What to do: Write out nothing but the lines from the first line of the entries below through the line with "import matplotlib.pyplot as plt"; no pictures go in.

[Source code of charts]

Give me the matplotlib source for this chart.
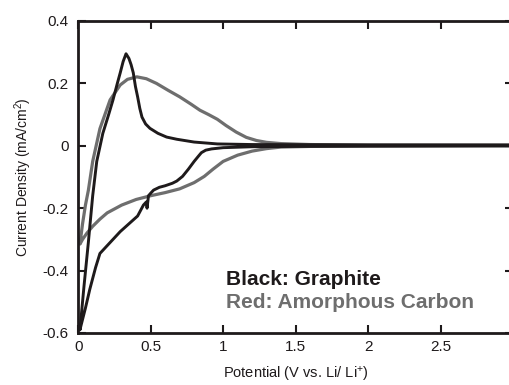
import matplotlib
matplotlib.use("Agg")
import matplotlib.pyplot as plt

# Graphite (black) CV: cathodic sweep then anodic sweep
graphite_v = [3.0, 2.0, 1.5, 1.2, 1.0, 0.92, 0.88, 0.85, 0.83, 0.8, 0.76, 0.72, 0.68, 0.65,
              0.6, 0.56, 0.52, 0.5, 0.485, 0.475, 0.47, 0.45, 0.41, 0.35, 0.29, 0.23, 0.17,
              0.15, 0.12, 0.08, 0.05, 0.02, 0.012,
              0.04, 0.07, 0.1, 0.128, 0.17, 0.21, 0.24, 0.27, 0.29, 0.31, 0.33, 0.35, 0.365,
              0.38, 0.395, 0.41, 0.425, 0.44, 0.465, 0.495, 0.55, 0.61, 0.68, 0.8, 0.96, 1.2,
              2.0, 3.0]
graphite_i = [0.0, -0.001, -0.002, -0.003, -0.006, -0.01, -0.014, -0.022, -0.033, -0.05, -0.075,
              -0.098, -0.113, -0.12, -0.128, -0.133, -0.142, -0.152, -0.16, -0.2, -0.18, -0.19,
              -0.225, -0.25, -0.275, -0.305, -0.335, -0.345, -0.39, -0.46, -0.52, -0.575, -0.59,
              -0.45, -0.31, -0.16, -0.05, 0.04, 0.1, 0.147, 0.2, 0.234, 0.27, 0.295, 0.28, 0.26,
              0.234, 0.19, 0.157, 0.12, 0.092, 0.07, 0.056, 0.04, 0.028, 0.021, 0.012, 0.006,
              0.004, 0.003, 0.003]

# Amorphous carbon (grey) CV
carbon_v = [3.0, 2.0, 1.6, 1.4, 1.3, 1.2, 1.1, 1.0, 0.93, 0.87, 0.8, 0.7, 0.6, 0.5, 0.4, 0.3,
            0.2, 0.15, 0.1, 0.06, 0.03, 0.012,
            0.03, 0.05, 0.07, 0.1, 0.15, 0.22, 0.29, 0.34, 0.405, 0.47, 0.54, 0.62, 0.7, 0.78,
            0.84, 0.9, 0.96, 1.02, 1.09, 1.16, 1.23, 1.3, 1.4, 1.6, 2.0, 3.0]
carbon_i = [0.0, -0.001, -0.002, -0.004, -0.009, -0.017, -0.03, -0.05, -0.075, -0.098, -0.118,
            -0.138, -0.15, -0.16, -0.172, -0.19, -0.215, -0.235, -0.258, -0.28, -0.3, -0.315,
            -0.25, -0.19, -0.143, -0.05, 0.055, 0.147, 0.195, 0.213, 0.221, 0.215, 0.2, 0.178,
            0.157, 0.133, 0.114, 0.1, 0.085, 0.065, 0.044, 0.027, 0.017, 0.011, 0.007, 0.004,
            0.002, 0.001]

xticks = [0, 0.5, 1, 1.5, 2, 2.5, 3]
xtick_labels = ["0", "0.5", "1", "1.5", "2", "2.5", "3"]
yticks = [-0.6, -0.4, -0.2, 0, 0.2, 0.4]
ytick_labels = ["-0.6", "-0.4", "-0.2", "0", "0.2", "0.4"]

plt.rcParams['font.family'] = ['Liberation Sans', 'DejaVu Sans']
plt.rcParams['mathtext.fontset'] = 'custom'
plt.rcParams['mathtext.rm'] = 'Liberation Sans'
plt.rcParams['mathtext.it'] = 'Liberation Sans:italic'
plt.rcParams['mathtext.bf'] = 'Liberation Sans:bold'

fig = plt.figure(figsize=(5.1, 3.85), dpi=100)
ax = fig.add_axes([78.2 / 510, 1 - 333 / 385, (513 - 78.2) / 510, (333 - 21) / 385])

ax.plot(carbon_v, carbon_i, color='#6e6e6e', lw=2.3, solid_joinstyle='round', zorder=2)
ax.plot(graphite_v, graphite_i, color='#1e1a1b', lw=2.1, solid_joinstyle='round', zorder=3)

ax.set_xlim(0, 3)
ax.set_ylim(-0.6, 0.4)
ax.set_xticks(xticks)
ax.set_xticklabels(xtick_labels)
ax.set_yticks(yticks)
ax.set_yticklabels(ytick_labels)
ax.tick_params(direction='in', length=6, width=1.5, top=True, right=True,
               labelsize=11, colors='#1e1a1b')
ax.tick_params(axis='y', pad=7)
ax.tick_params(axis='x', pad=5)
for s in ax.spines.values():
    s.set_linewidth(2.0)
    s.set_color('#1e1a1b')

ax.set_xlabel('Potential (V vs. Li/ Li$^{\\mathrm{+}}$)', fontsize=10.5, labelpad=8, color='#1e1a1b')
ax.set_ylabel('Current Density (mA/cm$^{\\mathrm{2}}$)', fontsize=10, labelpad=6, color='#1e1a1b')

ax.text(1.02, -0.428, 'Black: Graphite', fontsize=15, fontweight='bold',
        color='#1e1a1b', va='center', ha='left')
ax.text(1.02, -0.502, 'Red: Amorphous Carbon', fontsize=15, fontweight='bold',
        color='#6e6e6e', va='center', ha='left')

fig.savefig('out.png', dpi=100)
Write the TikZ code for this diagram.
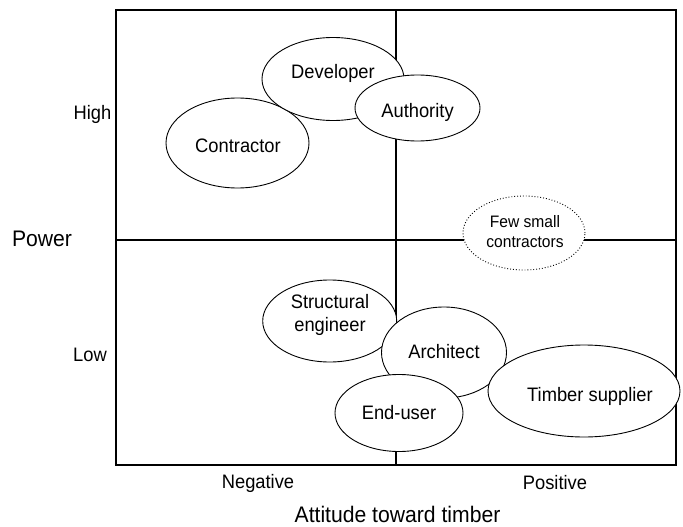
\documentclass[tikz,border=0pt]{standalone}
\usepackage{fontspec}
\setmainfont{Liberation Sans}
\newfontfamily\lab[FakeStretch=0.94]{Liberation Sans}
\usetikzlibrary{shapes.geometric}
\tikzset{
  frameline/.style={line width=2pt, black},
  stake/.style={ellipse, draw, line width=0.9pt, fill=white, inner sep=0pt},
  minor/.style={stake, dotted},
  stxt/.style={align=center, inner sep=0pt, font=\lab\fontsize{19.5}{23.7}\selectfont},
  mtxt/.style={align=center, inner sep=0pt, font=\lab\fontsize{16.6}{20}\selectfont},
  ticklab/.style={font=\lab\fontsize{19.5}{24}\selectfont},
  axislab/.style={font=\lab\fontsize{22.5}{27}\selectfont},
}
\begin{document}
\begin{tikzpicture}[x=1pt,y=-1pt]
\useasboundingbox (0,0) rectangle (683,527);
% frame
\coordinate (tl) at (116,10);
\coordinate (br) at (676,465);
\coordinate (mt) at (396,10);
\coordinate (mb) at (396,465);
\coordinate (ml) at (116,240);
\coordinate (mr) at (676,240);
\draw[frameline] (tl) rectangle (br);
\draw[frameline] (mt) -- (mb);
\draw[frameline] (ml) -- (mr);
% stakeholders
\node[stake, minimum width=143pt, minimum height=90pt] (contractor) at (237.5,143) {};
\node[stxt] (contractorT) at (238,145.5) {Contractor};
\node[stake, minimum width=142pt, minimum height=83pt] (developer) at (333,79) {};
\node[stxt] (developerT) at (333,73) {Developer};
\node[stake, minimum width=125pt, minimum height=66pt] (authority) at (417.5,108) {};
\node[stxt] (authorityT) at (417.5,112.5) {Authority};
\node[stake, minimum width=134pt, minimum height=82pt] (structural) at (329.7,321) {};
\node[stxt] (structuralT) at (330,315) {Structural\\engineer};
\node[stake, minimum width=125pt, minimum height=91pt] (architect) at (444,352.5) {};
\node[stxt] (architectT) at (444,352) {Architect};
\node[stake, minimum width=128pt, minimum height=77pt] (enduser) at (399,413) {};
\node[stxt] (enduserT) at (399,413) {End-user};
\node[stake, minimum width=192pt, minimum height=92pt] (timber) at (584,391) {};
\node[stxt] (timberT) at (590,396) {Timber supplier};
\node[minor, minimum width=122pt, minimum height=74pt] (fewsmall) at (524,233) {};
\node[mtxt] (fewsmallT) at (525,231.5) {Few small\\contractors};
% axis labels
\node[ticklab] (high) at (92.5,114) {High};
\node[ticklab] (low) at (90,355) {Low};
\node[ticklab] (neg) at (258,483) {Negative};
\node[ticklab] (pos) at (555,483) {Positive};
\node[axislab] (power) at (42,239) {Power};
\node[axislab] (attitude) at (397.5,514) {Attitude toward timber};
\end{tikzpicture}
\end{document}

Completed task:
Give me the matplotlib source for this chart.
import matplotlib
matplotlib.use("Agg")
import matplotlib.pyplot as plt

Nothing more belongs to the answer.